Bookseller Heaven; or The Thirtieth Colorado Antiquarian Book Seminar
Before I go any further, let me just say that we were privileged to have thirteen expert, professional faculty members from every phase of the book world; experienced librarians and archivists, long-time rare booksellers, ephemera experts, a bookbinder, a rare book school instructor, and a computer genius. Let me just apologize to the wonderful faculty right now if I don't get all your plaudits and expertise straight. There is not enough room in the article for the knowledge and proficiency you all displayed. During and after each of our lectures, we were given plenty of time to ask questions and the entire faculty showed great humor and patience with our queries and comments. I'm sure that on occasion some of them were rolling their eyes back in their heads.
The diversity and expertise of the students was also quite interesting. These book people came in all shapes and sizes and they came from all over the U.S. and Canada. There were librarians, book conservators, archivists, novice and experienced booksellers, people from Friends of the Library, and staff from the online bookselling monster, Barnes and Noble.
We were offered many pounds of reference materials, all of which had to be trundled home because we couldn’t bear to leave any of this valuable stuff behind. They included lots of individual store catalogs and several reference books such as Ahearn's new tome which will be most helpful as I venture into the world of appraisals. Perhaps some of the most valuable resources we were given were leads to the many online reference sites. Networking was heavily stressed from the beginning of the seminar until the last gasp, and the value and processes of various kinds of partnering with other booksellers was explained in great and fascinating detail. For some reason, it had never occurred to me to call up a fellow bookseller and see if they wanted to go fifty-fifty on a collection was that too expensive for me to buy alone. Duh!

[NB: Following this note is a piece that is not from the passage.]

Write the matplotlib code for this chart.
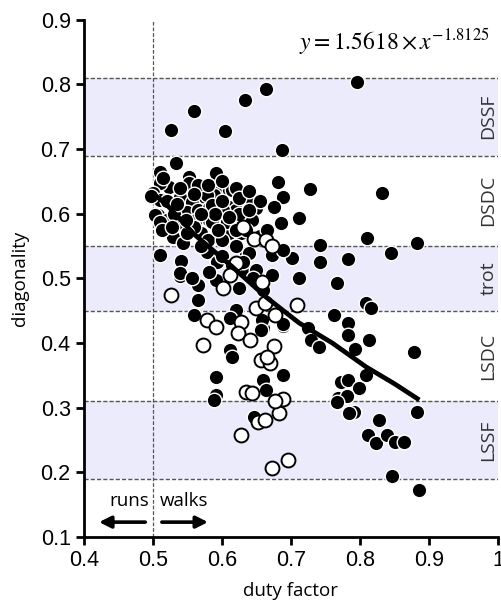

Our next lesson was Book Selling 401, presented by Rob Rulon-Miller, the Director of the seminar. He has been in the book business since 1969 and owns Rulon-Miller Books in St. Paul, MN. His co-speaker was Kevin Johnson who has Royal Books in Maryland. They answered some important questions. What makes books rare or important and where are these books found? What is a first edition and how does one determine it? What is the significance of signatures, inscriptions, laid in ephemera, and the like? How do appraisals work and who can do them? Where can a bookseller go to get more information about how to evaluate books?
The material we got from Dan Gregory from Between the Covers Books was not only timely, but amazingly easy to understand considering I'm a technological numbskull. He is THE computer and technology guru for the book business according to several faculty members, and one of them confided to me that he'd steal him away from Between the Covers in a New York second, if he could. Dan's discussion of how to prevent data loss, what file formats to use, how to design and print catalogs, and how to output Internet data, was invaluable stuff.
We received a twenty-two page checklist of reference works used in the antiquarian book trade and how to use them, from Dan DeSimone, Curator of the Rosenwald Collection at the Library of Congress. His cohort in the discussion was Professor Terry Belanger who is the founder and director of the University of Virginia Book Arts Press and Rare Book School, and honorary curator of Special Collections there. Their good-natured bantering kept us all chuckling while we learned. They included handbooks, price guides, and bibliographic manuals on book collecting, publishing history, specialized catalogues, book and book art history, and chronologies. It will take me weeks just to get them all in my database.